The paper tackles the problem of brittle generalization, high latency, and limited long-horizon coherence in GUI task automation by proposing Log2Plan, an adaptive framework that combines structured two-level planning with task mining from user behavior logs. It demonstrates significant improvements, maintaining over 60.0% success rate on long-horizon tasks.
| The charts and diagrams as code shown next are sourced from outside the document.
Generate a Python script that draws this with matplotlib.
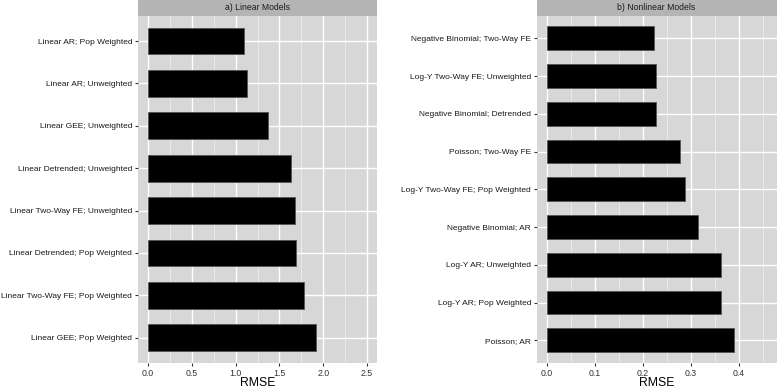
import numpy as np
import matplotlib
matplotlib.use("Agg")
import matplotlib.pyplot as plt

# top-to-bottom order as shown in the chart
lin_labels = ['Linear AR; Pop Weighted', 'Linear AR; Unweighted', 'Linear GEE; Unweighted',
              'Linear Detrended; Unweighted', 'Linear Two-Way FE; Unweighted',
              'Linear Detrended; Pop Weighted', 'Linear Two-Way FE; Pop Weighted',
              'Linear GEE; Pop Weighted']
lin_rmse = [1.09, 1.13, 1.37, 1.63, 1.68, 1.69, 1.78, 1.92]

nl_labels = ['Negative Binomial; Two-Way FE', 'Log-Y Two-Way FE; Unweighted',
             'Negative Binomial; Detrended', 'Poisson; Two-Way FE',
             'Log-Y Two-Way FE; Pop Weighted', 'Negative Binomial; AR',
             'Log-Y AR; Unweighted', 'Log-Y AR; Pop Weighted', 'Poisson; AR']
nl_rmse = [0.223, 0.227, 0.228, 0.277, 0.288, 0.316, 0.363, 0.364, 0.390]

lin_ticks = [0.0, 0.5, 1.0, 1.5, 2.0, 2.5]
nl_ticks = [0.0, 0.1, 0.2, 0.3, 0.4]

plt.rcParams['font.family'] = ['Liberation Sans', 'DejaVu Sans']

W, H = 777, 388
fig = plt.figure(figsize=(W / 100, H / 100), dpi=100)

panel_bg = '#d7d7d7'
strip_bg = '#b4b4b4'


def panel(x0, x1, title, labels, vals, ticks, xlim):
    top, bot = 15.7, 363
    ax = fig.add_axes([x0 / W, (H - bot) / H, (x1 - x0) / W, (bot - top) / H])
    n = len(labels)
    y = np.arange(n)[::-1]
    ax.set_facecolor(panel_bg)
    ax.barh(y, vals, height=0.63, color='black', edgecolor='#555555', linewidth=0.6, zorder=3)
    ax.set_yticks(y)
    ax.set_yticklabels(labels, fontsize=6.0, color='#1a1a1a')
    ax.set_xticks(ticks)
    ax.set_xticklabels(['%.1f' % t for t in ticks], fontsize=6.3, color='#333333')
    step = ticks[1] - ticks[0]
    minor = np.arange(ticks[0] + step / 2, xlim[1], step)
    ax.set_xticks(minor, minor=True)
    ax.set_xlim(*xlim)
    ax.set_ylim(-0.6, n - 0.4)
    ax.tick_params(axis='x', which='minor', length=0)
    ax.tick_params(axis='both', which='major', length=2.5, width=0.8, color='#333333', pad=1.5)
    ax.grid(True, which='major', color='white', linewidth=1.0, zorder=1)
    ax.grid(True, which='minor', axis='x', color='#f2f2f2', linewidth=0.5, zorder=1)
    ax.set_axisbelow(True)
    for s in ax.spines.values():
        s.set_visible(False)
    ax.set_xlabel('RMSE', fontsize=8.8, labelpad=-0.5)
    # facet strip
    sx = fig.add_axes([x0 / W, (H - top) / H, (x1 - x0) / W, top / H])
    sx.set_facecolor(strip_bg)
    sx.set_xticks([])
    sx.set_yticks([])
    for s in sx.spines.values():
        s.set_visible(False)
    sx.text(0.5, 0.5, title, ha='center', va='center', fontsize=6.2, color='#1a1a1a',
            transform=sx.transAxes)
    return ax


panel(137.7, 376.7, 'a) Linear Models', lin_labels, lin_rmse, lin_ticks, (-0.118, 2.61))
panel(536.7, 776.5, 'b) Nonlinear Models', nl_labels, nl_rmse, nl_ticks, (-0.021, 0.479))

fig.savefig('out.png', dpi=100)
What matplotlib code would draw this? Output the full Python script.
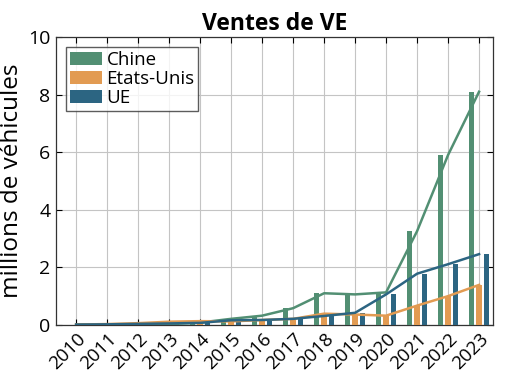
import matplotlib
matplotlib.use("Agg")
import matplotlib.pyplot as plt
import numpy as np

plt.rcParams['font.family'] = ['Open Sans', 'DejaVu Sans']

years = [2010, 2011, 2012, 2013, 2014, 2015, 2016, 2017, 2018, 2019, 2020, 2021, 2022, 2023]
chine = [0.0014, 0.005, 0.01, 0.015, 0.07, 0.2, 0.31, 0.57, 1.09, 1.05, 1.12, 3.25, 5.9, 8.1]
etats_unis = [0.001, 0.018, 0.05, 0.1, 0.12, 0.11, 0.16, 0.2, 0.38, 0.35, 0.31, 0.66, 0.99, 1.38]
ue = [0.001, 0.009, 0.025, 0.04, 0.06, 0.15, 0.16, 0.2, 0.3, 0.41, 1.05, 1.77, 2.1, 2.45]

c_green = '#528f73'
c_orange = '#e29b52'
c_blue = '#2c6582'

fig = plt.figure(figsize=(5.1, 3.82), dpi=100)
ax = fig.add_axes([0.1098, 0.1503, 0.8569, 0.7526])

x = np.array(years)
w = 0.18
ax.bar(x - 0.25, chine, w, color=c_green, label='Chine', zorder=3)
ax.bar(x, etats_unis, w, color=c_orange, label='Etats-Unis', zorder=3)
ax.bar(x + 0.24, ue, w, color=c_blue, label='UE', zorder=3)

ax.plot(x, chine, color=c_green, lw=1.8, zorder=4)
ax.plot(x, etats_unis, color=c_orange, lw=1.8, zorder=4)
ax.plot(x, ue, color=c_blue, lw=1.8, zorder=4)

ax.set_xlim(2009.35, 2023.45)
ax.set_ylim(0, 10)
ax.set_xticks(years)
ax.set_xticklabels([str(y) for y in years], rotation=45, ha='right',
                   rotation_mode='anchor', fontsize=13.5)
ax.set_yticks([0, 2, 4, 6, 8, 10])
ax.tick_params(axis='y', labelsize=14)
ax.tick_params(direction='in', length=4, width=0.8, top=True, right=True, pad=4)
ax.grid(True, color='#c4c4c4', lw=0.8, zorder=0)
ax.set_axisbelow(True)
for s in ax.spines.values():
    s.set_color('#333333')
    s.set_linewidth(0.9)

ax.set_ylabel('millions de véhicules', fontsize=17.5, labelpad=3)
ax.set_title('Ventes de VE', fontsize=16.5, fontweight='bold', pad=5)

leg = ax.legend(loc='upper left', fontsize=13.5, frameon=True, fancybox=False,
                handlelength=1.7, handleheight=0.7, handletextpad=0.25,
                labelspacing=0.05, borderpad=0.2, borderaxespad=0.55)
leg.get_frame().set_edgecolor('#333333')
leg.get_frame().set_linewidth(1.0)

fig.savefig('out.png', dpi=100)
GUI task automation streamlines repetitive tasks, but existing LLM or VLM-based planner-executor agents suffer from brittle generalization, high latency, and limited long-horizon coherence. Their reliance on single-shot reasoning or static plans makes them fragile under UI changes or complex tasks. Log2Plan addresses these limitations by combining a structured two-level planning framework with a task mining approach over user behavior logs, enabling robust and adaptable GUI automation. Log2Plan constructs high-level plans by mapping user commands to a structured task dictionary, enabling consistent and generalizable automation. To support personalization and reuse, it employs a task mining approach from user behavior logs that identifies user-specific patterns. These high-level plans are then grounded into low-level action sequences by interpreting real-time GUI context, ensuring robust execution across varying interfaces. We evaluated Log2Plan on 200 real-world tasks, demonstrating significant improvements in task success rate and execution time. Notably, it maintains over 60.0% success rate even on long-horizon task sequences, highlighting its robustness in complex, multi-step workflows.